Departemen Ilmu Hubungan Internasional kembali menginisiasi ambassadorial lecture yang bertajuk “Dinamika Kemitraan Indonesia dan Uni Eropa: Peluang dan Tantangan” pada 18 Oktober lalu. Pada kesempatan kali ini menghadirkan HE Yuri O. Thamrin selaku Duta Besar Republik Indonesia untuk Uni Eropa, Belgia, dan Luksemburg. Selain itu, acara ini juga dihadiri oleh wakil rektor bidang Kerja Sama dan Alumni, Dr. Paripurna, S.H., M.Hum., LL.M untuk memberikan sambutan.
Pada sambutannya, Paripurna mengungkapkan bahwa kesuksesan Uni Eropa dalam penyatuan negara-negara patut dicontoh terutama bagi negara-negara ASEAN. “Penyatuan ini adalah keberanian mereka untuk menyatukan diri guna mencapai perdamaian juga memperkuat Eropa dari negara-negara lain. Tentu ini jadi rujukan yang lain bagi Indonesia di kawasan ASEAN,” paparnya. Menurutnya, Uni Eropa adalah kawasan yang strategis untuk menjadi mitra. Meskipun ekspor Indonesia ke Eropa termasuk sulit karena memiliki strandar khusus, bagi Paripurna hal tersebut justru menjadi tantangan bagi Indonesia untuk mendapat bargaining position yang lebih bagus.

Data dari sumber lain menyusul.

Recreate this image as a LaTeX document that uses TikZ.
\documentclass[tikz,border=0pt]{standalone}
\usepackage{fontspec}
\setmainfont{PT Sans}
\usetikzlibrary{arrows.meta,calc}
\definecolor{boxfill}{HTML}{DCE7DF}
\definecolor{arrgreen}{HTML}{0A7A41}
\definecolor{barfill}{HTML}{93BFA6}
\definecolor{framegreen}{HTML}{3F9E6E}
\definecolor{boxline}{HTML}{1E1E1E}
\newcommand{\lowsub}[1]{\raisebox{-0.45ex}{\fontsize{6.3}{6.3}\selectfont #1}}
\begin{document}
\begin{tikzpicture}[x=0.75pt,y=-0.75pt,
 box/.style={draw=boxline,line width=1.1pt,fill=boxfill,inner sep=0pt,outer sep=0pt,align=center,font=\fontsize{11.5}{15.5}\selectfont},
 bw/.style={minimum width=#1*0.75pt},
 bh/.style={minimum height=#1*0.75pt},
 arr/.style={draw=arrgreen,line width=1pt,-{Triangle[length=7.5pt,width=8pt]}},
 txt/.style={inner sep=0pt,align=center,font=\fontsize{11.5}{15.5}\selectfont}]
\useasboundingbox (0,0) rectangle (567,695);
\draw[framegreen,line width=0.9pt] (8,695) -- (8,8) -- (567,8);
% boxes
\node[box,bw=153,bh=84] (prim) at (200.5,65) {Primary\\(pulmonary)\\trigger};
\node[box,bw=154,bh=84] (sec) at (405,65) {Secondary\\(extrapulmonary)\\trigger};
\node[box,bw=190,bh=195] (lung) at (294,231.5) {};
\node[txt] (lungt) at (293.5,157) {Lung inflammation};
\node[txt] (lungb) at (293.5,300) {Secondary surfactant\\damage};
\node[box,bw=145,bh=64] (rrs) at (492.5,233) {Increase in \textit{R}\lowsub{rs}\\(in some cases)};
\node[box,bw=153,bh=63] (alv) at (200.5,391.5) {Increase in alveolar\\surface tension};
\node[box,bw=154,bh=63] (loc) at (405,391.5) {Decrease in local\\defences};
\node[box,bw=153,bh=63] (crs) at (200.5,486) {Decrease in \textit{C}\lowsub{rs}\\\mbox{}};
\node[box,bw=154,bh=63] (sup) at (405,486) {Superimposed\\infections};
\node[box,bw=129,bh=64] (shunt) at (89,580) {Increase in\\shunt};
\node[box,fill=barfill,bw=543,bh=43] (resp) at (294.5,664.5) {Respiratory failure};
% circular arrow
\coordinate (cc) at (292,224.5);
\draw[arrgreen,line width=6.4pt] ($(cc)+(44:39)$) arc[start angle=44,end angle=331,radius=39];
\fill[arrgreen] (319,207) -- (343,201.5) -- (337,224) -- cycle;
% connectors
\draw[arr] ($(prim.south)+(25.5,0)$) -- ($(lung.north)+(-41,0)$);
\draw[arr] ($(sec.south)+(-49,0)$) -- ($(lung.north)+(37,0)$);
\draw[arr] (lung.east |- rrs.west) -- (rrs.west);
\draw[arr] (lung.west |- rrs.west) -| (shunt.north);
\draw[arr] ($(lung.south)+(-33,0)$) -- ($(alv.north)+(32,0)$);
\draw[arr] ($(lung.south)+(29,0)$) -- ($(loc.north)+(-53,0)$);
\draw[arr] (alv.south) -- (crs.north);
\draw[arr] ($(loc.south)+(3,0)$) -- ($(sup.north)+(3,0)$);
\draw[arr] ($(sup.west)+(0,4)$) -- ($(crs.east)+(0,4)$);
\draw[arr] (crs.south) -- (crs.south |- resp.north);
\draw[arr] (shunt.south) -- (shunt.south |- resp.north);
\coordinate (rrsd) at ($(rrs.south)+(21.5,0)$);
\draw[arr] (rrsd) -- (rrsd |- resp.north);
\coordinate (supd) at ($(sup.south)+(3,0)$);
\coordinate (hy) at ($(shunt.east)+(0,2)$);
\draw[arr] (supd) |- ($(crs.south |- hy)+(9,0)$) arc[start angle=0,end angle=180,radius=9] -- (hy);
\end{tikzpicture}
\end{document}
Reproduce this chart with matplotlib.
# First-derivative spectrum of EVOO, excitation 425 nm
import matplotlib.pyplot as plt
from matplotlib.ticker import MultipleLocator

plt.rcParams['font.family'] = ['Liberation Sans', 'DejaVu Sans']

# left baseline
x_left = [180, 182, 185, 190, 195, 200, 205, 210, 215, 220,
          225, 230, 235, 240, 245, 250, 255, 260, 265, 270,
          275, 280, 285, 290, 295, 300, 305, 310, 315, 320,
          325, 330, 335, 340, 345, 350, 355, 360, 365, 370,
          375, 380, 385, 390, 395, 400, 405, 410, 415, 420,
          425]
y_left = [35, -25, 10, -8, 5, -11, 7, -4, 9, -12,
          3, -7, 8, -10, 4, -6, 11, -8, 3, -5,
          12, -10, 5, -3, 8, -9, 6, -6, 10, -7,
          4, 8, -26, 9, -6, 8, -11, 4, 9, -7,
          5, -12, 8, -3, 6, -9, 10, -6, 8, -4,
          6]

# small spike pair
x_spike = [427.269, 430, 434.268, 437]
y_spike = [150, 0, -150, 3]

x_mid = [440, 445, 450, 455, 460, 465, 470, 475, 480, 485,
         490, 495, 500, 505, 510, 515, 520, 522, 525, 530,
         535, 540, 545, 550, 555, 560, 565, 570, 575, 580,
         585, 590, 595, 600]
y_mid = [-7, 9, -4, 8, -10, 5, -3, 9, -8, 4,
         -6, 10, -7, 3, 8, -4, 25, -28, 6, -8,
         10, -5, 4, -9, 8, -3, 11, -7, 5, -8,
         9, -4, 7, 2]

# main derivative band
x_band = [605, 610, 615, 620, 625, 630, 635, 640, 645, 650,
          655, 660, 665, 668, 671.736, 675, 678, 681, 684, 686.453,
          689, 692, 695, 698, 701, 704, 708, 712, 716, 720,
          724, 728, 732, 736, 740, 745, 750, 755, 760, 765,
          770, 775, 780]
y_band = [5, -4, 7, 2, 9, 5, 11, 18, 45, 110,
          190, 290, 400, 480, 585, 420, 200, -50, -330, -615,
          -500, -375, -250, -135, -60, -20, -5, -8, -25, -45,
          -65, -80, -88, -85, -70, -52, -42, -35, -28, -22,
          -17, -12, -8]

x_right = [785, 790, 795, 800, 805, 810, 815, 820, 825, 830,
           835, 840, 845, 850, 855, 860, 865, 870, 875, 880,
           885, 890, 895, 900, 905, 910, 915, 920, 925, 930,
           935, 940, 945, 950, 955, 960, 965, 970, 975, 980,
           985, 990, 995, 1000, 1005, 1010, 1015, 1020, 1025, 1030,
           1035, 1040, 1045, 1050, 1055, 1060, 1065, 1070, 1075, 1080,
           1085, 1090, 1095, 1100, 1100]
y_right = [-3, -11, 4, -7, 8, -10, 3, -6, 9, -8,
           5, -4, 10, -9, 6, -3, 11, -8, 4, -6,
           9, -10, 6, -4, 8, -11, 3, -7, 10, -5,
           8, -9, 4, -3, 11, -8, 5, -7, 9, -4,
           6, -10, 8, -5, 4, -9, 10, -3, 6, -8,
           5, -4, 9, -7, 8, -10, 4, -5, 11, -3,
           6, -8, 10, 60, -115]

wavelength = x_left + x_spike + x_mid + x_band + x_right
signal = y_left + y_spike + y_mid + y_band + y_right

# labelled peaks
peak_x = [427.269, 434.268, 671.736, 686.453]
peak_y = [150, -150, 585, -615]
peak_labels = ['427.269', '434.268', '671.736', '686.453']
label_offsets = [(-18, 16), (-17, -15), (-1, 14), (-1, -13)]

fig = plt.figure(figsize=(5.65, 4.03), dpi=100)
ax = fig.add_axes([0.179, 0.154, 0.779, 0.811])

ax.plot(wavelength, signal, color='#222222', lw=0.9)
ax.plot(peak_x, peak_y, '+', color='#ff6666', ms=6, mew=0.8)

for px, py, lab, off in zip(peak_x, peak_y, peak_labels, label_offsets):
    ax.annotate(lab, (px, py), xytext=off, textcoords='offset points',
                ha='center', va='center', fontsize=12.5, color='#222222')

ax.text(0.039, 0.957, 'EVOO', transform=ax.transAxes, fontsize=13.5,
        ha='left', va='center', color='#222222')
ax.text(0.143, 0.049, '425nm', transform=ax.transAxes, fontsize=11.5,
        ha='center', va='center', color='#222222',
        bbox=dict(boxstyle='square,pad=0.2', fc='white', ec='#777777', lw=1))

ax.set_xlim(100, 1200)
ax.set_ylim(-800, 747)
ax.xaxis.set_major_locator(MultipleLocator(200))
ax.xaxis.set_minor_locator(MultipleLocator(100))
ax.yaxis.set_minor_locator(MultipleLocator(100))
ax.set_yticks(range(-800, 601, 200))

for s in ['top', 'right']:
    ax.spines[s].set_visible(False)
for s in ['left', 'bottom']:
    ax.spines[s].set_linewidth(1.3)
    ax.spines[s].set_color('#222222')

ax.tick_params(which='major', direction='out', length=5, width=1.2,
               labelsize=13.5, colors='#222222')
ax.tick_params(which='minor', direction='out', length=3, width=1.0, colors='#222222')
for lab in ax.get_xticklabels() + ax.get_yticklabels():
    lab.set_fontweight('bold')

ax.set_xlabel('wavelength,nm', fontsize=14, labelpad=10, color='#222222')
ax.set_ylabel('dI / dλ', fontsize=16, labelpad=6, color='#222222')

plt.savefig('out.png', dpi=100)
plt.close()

Yuri dalam pemaparannya, menambahkan bahwa bargaining position Indonesia dengan Uni Eropa sudah terbentuk dengan baik. Hal tersebut salah satunya disebabkan oleh persamaan ideologi demokrasi antara Indonesia dan Uni Eropa. “Kemungkinan perang antarnegara demokrasi itu kecil sekali. Kalau di negara demokrasi tidak mudah untuk memutuskan perang. Oleh karena itu dianggap bahwa muncul demokrasi itu bagus. Jadi Indonesia itu demokrasi Uni Eropa demokrasi, oleh karena basis hubungan kita solid,” jelasnya.
Namun, bagi Yuri, kedekatan Uni Eropa dengan Indonesia tidak hanya terbangun melalui persamaan ideologi tetapi juga material reward. “Kalau sama-sama dari UGM pasti dekat tapi kalau yang satu minta rokok terus mungkin hubungan kita tidak akan dekat. Kalau saling menguntungkan, hubungan kita akan dekat,” imbuhnya. Yuri menjelaskan bahwa perdagangan antara Indonesia dan Uni Eropa mencapai 28.5 miliar dolar. Indonesia menikmati kurs perdagangan sebesar 4,7 miliar dolar. Sedangkan dari sisi investasi Uni Eropa ke Indonesia juga salah satu yang besar dengan jumlah mencapai 2,2 miliar dolar. Ditambah lagi dalam bidang tourism, tahun 2017 ini turis yang berasal dari Uni Eropa mencapai 2 juta pengunjung. Keadaan ini tentu memberikan keuntungan baik bagi Indonesia maupun Uni Eropa.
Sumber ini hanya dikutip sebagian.